Indonesia, leading coal exporters since 2011, has also been affected by the policy changes in China. The Asian country exports 71.7-million tons more coal than the world’s second-largest producer, Australia. However, the decline in Chinese coal imports has led Louw to believe that Australia may overtake Indonesia to become the leading global coal producer in the near future.

Political powerhouses, such as the US, have also recorded a decline in coal consumption, owing to the rise in environmental government policies, renewable-energy options and natural gas forming a larger portion of the country’s energy composition.

“Predictions seem to indicate that a decrease in US coal consumption is inevitable. It is predicted that coal power will contribute about 35% of the US’s power generation before the end of the decade,” Louw emphasises.

It is predicted that India will soon overtake America as the second-largest coal consumer globally. India is showing growth in coal use with 98-million tons of coal equivalent being consumed between 2012 and 2014. Louw predicts that the growth in Indian coal consumption will be driven by the government’s plans to expand the country’s manufacturing sector.

“Coal will have a vital role to play in meeting energy demands in their economy. Although India intends to make use of renewable-energy projects where possible, coal energy generation will account for around 65% of the energy split in the coming years and, essentially, provide electricity to the masses.”

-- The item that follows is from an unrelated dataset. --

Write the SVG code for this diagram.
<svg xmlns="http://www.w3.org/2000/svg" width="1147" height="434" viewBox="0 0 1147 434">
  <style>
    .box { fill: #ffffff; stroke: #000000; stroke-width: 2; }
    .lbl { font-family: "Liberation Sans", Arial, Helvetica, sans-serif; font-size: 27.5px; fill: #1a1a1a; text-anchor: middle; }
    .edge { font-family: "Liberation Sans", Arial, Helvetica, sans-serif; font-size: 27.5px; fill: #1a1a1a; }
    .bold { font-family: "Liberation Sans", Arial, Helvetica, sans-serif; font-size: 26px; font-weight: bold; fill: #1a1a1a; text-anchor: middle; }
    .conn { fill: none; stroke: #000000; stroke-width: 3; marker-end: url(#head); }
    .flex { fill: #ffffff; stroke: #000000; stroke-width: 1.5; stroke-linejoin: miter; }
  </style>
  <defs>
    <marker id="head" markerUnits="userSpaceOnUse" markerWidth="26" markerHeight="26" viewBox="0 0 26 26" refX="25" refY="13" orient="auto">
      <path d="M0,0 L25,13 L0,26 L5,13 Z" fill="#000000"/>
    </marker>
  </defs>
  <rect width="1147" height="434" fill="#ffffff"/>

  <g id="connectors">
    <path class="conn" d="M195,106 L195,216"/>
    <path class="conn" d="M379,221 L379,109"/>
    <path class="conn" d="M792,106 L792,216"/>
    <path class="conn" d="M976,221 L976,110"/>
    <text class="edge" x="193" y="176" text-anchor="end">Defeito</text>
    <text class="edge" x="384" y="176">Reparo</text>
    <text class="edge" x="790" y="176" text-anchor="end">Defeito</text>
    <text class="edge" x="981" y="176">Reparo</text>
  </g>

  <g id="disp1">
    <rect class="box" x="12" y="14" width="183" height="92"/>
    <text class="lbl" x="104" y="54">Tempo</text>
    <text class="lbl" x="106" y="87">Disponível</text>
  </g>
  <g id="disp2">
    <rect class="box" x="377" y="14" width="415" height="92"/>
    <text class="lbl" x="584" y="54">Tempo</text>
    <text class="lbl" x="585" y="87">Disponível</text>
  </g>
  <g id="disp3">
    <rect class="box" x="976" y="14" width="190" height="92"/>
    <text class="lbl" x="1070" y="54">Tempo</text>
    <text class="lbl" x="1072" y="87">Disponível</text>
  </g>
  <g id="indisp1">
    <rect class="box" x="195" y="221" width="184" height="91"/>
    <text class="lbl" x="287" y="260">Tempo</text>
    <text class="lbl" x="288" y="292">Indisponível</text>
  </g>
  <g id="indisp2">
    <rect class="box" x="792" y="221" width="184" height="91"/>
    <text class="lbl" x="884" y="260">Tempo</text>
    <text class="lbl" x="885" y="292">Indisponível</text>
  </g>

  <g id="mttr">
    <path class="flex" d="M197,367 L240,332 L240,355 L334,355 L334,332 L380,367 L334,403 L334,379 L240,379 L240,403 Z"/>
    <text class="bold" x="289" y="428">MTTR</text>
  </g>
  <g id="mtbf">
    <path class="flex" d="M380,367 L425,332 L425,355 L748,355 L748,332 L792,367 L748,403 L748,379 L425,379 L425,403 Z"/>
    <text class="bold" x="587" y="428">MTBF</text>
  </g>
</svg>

An attempt to curb air pollution in Europe will also contribute to the gradual decrease of coal as a commodity by developed countries. Louw states that developing countries, such as India, on the other hand, will continue to make use of coal as an energy source as a cheaper energy option with policies supporting growth rather than clean energy.

“There is continued pressure on governments to reduce air pollution globally. Subsequently, in Europe, it is expected that the demand for coal will steadily decrease at a rate slightly higher than 1% yearly during the next five years,” he states.

Despite the possible growth in coal demands from developing countries, Louw sketches a worrying outlook for the South African coal market’s future.

“South Africa’s lower profit margins will continue to put coal producers under pressure, resulting in the closing of unprofitable projects. With wages accounting for nearly half of the total costs in certain South African mining operations, it is clear that South Africa is becoming a less attractive investment option, compared with other African countries with cheaper labour.”